2. The application was made by her on December 81, 1974, under Section 125 of the new Criminal Procedure Code, which defines 'wife' as including a woman who has been divorced by, or has obtained a divorce from her husband and has not remarried and does not exclude Muslim wives notwithstanding that under Muslim law, a divorced wife would be entitled to maintenance only upto the period of Iddat.
3. The application was resisted by the husband, contending that the wife ran away from the matrimonial home on April 24, 1974, taking with her ornaments from the house; and as such, he has been put to loss; that there was an agreement between them that she should stay separately; that she was quarrelsome and had made his life miserable; that she had further an affair with one Sudani with whom she used to go to pictures and, therefore, she was not interested in staying with him and for these reasons when she ran away to Kolhapur, he had sent a notice giving talaq on August 19, 1974. The husband however, admitted that he had remarried one month after she left the place and out of the three children, one son was living with him and the two daughters were left with the wife.
4. The only evidence led by the parties consisted of the testimony on oath of the wife herself and of the husband and of one witness on behalf of the husband, Nazir Papa Mulani, who claimed to have seen the petitioner going along with one Sudam to a picture house known as Sadashiv Theatre. The wife said that she was treated by the husband in such a way that she was compelled to run away with her two small daughters. But both the Courts ignored the revolutionary provisions in Section 125, which entitle even a divorced wife till she has remarried to claim maintenance from her quondam husband unless the husband is able to establish that the wife is living in adultery or is living separate from her husband without any sufficient reason or they are living separately by mutual consent, as laid down in Section 125(4) of the Criminal Procedure Code.
5. There was no evidence whatsoever in this case to show that the wife was living in adultery or there was separation by mutual agreement. The husband admitted in the cross-examination that he was for the first time making allegation against the wife in Court about the friendship between Sudam and his wife.
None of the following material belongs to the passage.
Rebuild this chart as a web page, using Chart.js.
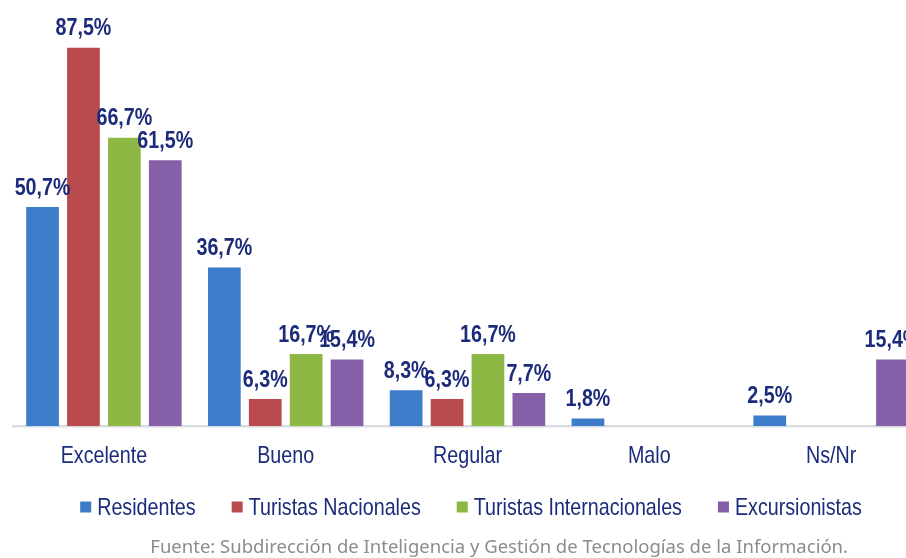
<!DOCTYPE html>
<html>
<head>
<meta charset="utf-8">
<script src="https://cdn.jsdelivr.net/npm/chart.js@4.4.0/dist/chart.umd.min.js"></script>
<style>
  html, body { margin: 0; padding: 0; background: #fff; overflow: hidden; width: 906px; height: 558px; }
  #wrap { position: absolute; left: 0; top: 0; width: 924px; height: 540px; }
  #fuente { position: absolute; left: 0; width: 848px; top: 533px; text-align: right;
    font-family: 'Noto Sans', 'Open Sans', sans-serif; font-size: 18.5px; color: #8c8c8c; }
</style>
</head>
<body>
<div id="wrap"><canvas id="grafico"></canvas></div>
<div id="fuente">Fuente: Subdirección de Inteligencia y Gestión de Tecnologías de la Información.</div>
<script>
var categorias = ['Excelente', 'Bueno', 'Regular', 'Malo', 'Ns/Nr'];
var residentes = [50.7, 36.7, 8.3, 1.8, 2.5];
var nacionales = [87.5, 6.3, 6.3, 0, 0];
var internacionales = [66.7, 16.7, 16.7, 0, 0];
var excursionistas = [61.5, 15.4, 7.7, 0, 15.4];
var series = ['Residentes', 'Turistas Nacionales', 'Turistas Internacionales', 'Excursionistas'];
var colores = ['#3d7cc9', '#b94b4f', '#8db843', '#8560a8'];

var fuente = "'Liberation Sans', Arial, sans-serif";
var azul = '#1c2b7a';
var angosto = 0.82; // simula Arial Narrow

// texto estrechado horizontalmente
var textoAngosto = function(ctx, txt, x, y, align) {
	ctx.save();
	ctx.translate(x, y);
	ctx.scale(angosto, 1);
	ctx.textAlign = align;
	ctx.fillText(txt, 0, 0);
	ctx.restore();
};

var textos = {
	id: 'textos',
	afterDatasetsDraw: function(chart) {
		var ctx = chart.ctx;
		var area = chart.chartArea;
		ctx.save();
		ctx.fillStyle = azul;

		// etiquetas de valor
		ctx.font = 'bold 24px ' + fuente;
		ctx.textBaseline = 'bottom';
		chart.data.datasets.forEach(function(ds, i) {
			var meta = chart.getDatasetMeta(i);
			meta.data.forEach(function(bar, j) {
				var v = ds.data[j];
				if (!v) return;
				textoAngosto(ctx, v.toFixed(1).replace('.', ',') + '%', bar.x, bar.y - 7, 'center');
			});
		});

		// etiquetas del eje x
		ctx.font = '24px ' + fuente;
		ctx.textBaseline = 'middle';
		var xs = chart.scales.x;
		categorias.forEach(function(c, i) {
			textoAngosto(ctx, c, xs.getPixelForTick(i), area.bottom + 30, 'center');
		});

		// leyenda
		var caja = 11, hueco = 6, sep = 36;
		var anchos = series.map(function(s) { return ctx.measureText(s).width * angosto; });
		var total = anchos.reduce(function(a, b) { return a + b; }, 0) + series.length * (caja + hueco) + (series.length - 1) * sep;
		var x = 471 - total / 2;
		var y = 508;
		series.forEach(function(s, i) {
			ctx.fillStyle = colores[i];
			ctx.fillRect(x, y - caja / 2 - 1, caja, caja);
			ctx.fillStyle = azul;
			textoAngosto(ctx, s, x + caja + hueco, y, 'left');
			x += caja + hueco + anchos[i] + sep;
		});
		ctx.restore();
	}
};

var datos = [residentes, nacionales, internacionales, excursionistas];
var config = {
	type: 'bar',
	data: {
		labels: categorias,
		datasets: series.map(function(nombre, i) {
			return {
				label: nombre,
				data: datos[i],
				backgroundColor: colores[i],
				borderWidth: 0,
				categoryPercentage: 0.9,
				barPercentage: 0.8
			};
		})
	},
	options: {
		responsive: true,
		maintainAspectRatio: false,
		animation: false,
		layout: { padding: { top: 11, left: 13, right: 2, bottom: 53 } },
		scales: {
			x: {
				grid: { display: false },
				border: { color: '#d9dde2', width: 2.5 },
				ticks: { color: 'rgba(0,0,0,0)', font: { family: fuente, size: 24 }, padding: 12 }
			},
			y: { display: false, min: 0, max: 96 }
		},
		plugins: {
			legend: { display: false },
			tooltip: { enabled: false }
		}
	},
	plugins: [textos]
};

var ctx = document.getElementById('grafico').getContext('2d');
window.grafico = new Chart(ctx, config);
</script>
</body>
</html>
It is difficult to believe that the husband, who is only twenty-six years old would not kick up a row if he had seen his wife friendly with Sudam or sleeping with him, as falsely deposed to by him in Court while giving evidence in Court.
6. His witness, Mulani, merely stated that ha had seen the wife with Sudam going for a picture. He has not even stated that she was seated with Sudam in the picture house. In the circumstances, there was noting before the Court from which it could be said that the wife was 'living in adultery'. It is shocking to see that both the Courts have drawn improper inferences denigrating the character of the wife merely because the husband stated in Court with a view to avoid paying maintenance, that she was a woman of suspicious and quarrelsome character.
7. It may be that the wife like some women after having three children had become a little suspicious about her husband or had become a little quarrelsome as she was, by then twenty-five years old mother of three children; and her husband was twenty-six years old; but that does not mean a charter for the Courts to draw all sorts of inferences against the character of the woman. The Courts are not justified in suspecting the chastity of a woman merely because the husband casts aspersions on her chastity when opposing an application for maintenance.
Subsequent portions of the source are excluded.